* **What is being asked**
Exactly as written, quote every line that follows, skipping the images.

---------- Dataset extract

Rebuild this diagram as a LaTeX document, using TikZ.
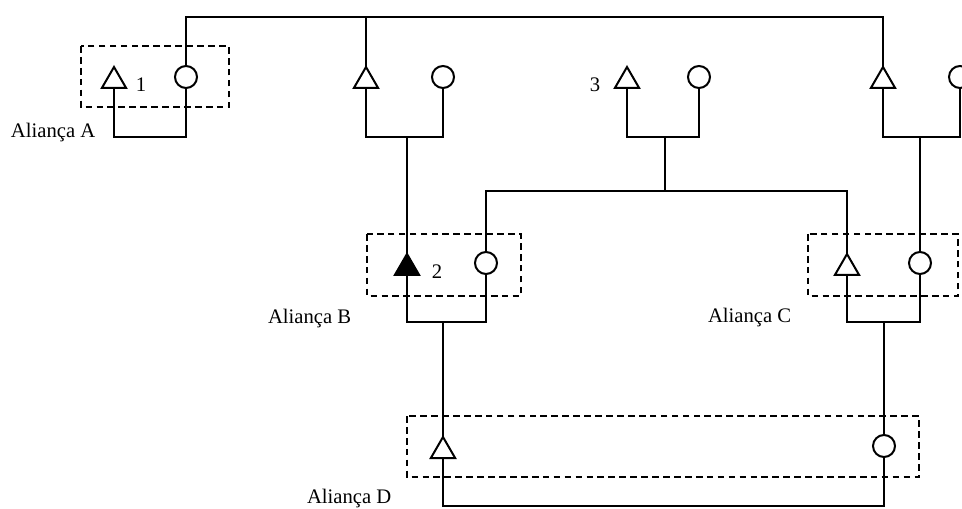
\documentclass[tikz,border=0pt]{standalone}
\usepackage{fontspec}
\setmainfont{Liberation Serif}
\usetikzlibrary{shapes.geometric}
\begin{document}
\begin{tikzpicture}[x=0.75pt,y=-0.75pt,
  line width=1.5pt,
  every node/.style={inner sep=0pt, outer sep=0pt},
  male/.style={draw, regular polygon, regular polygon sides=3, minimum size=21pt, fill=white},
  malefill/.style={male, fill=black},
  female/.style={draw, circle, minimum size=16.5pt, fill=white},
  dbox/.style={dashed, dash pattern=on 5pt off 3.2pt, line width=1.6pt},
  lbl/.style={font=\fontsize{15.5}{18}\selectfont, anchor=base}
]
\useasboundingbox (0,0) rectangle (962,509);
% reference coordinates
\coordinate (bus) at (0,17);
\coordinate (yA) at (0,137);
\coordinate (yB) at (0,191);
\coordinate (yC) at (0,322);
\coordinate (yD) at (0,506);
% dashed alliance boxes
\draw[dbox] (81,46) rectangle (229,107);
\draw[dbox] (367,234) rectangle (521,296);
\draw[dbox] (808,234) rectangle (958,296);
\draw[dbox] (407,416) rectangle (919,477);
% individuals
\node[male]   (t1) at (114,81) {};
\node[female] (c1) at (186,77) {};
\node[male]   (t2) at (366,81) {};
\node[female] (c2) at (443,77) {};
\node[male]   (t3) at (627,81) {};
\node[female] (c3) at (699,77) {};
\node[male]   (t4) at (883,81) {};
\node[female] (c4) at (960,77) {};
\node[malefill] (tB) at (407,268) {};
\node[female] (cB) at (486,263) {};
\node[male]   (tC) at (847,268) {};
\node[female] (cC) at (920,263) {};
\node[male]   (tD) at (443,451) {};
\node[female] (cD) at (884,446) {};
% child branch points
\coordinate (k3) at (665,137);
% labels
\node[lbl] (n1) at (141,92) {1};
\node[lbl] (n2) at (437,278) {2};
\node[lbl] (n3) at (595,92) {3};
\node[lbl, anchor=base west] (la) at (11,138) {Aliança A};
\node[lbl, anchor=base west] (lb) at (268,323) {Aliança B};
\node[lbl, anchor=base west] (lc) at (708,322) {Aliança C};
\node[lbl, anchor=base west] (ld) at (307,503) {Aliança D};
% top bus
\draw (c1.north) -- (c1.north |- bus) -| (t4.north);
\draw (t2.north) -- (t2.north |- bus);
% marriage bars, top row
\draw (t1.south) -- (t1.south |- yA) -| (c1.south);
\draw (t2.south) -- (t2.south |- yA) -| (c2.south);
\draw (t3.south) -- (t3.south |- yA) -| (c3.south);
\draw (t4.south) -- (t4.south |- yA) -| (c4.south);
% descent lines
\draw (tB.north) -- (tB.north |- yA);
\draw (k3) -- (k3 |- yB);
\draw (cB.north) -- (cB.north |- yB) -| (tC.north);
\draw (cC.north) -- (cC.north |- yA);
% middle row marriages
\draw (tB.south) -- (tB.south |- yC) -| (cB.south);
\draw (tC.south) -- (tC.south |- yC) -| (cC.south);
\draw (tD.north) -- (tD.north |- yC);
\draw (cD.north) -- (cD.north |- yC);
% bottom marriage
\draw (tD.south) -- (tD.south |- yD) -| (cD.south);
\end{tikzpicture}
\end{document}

--------------------

* **Written answer**
Rebuild this diagram as a LaTeX document, using TikZ.
\documentclass[tikz,border=0pt]{standalone}
\usepackage{fontspec}
\setmainfont{Liberation Serif}
\usetikzlibrary{shapes.geometric}
\begin{document}
\begin{tikzpicture}[x=0.75pt,y=-0.75pt,
  line width=1.5pt,
  every node/.style={inner sep=0pt, outer sep=0pt},
  male/.style={draw, regular polygon, regular polygon sides=3, minimum size=21pt, fill=white},
  malefill/.style={male, fill=black},
  female/.style={draw, circle, minimum size=16.5pt, fill=white},
  dbox/.style={dashed, dash pattern=on 5pt off 3.2pt, line width=1.6pt},
  lbl/.style={font=\fontsize{15.5}{18}\selectfont, anchor=base}
]
\useasboundingbox (0,0) rectangle (962,509);
% reference coordinates
\coordinate (bus) at (0,17);
\coordinate (yA) at (0,137);
\coordinate (yB) at (0,191);
\coordinate (yC) at (0,322);
\coordinate (yD) at (0,506);
% dashed alliance boxes
\draw[dbox] (81,46) rectangle (229,107);
\draw[dbox] (367,234) rectangle (521,296);
\draw[dbox] (808,234) rectangle (958,296);
\draw[dbox] (407,416) rectangle (919,477);
% individuals
\node[male]   (t1) at (114,81) {};
\node[female] (c1) at (186,77) {};
\node[male]   (t2) at (366,81) {};
\node[female] (c2) at (443,77) {};
\node[male]   (t3) at (627,81) {};
\node[female] (c3) at (699,77) {};
\node[male]   (t4) at (883,81) {};
\node[female] (c4) at (960,77) {};
\node[malefill] (tB) at (407,268) {};
\node[female] (cB) at (486,263) {};
\node[male]   (tC) at (847,268) {};
\node[female] (cC) at (920,263) {};
\node[male]   (tD) at (443,451) {};
\node[female] (cD) at (884,446) {};
% child branch points
\coordinate (k3) at (665,137);
% labels
\node[lbl] (n1) at (141,92) {1};
\node[lbl] (n2) at (437,278) {2};
\node[lbl] (n3) at (595,92) {3};
\node[lbl, anchor=base west] (la) at (11,138) {Aliança A};
\node[lbl, anchor=base west] (lb) at (268,323) {Aliança B};
\node[lbl, anchor=base west] (lc) at (708,322) {Aliança C};
\node[lbl, anchor=base west] (ld) at (307,503) {Aliança D};
% top bus
\draw (c1.north) -- (c1.north |- bus) -| (t4.north);
\draw (t2.north) -- (t2.north |- bus);
% marriage bars, top row
\draw (t1.south) -- (t1.south |- yA) -| (c1.south);
\draw (t2.south) -- (t2.south |- yA) -| (c2.south);
\draw (t3.south) -- (t3.south |- yA) -| (c3.south);
\draw (t4.south) -- (t4.south |- yA) -| (c4.south);
% descent lines
\draw (tB.north) -- (tB.north |- yA);
\draw (k3) -- (k3 |- yB);
\draw (cB.north) -- (cB.north |- yB) -| (tC.north);
\draw (cC.north) -- (cC.north |- yA);
% middle row marriages
\draw (tB.south) -- (tB.south |- yC) -| (cB.south);
\draw (tC.south) -- (tC.south |- yC) -| (cC.south);
\draw (tD.north) -- (tD.north |- yC);
\draw (cD.north) -- (cD.north |- yC);
% bottom marriage
\draw (tD.south) -- (tD.south |- yD) -| (cD.south);
\end{tikzpicture}
\end{document}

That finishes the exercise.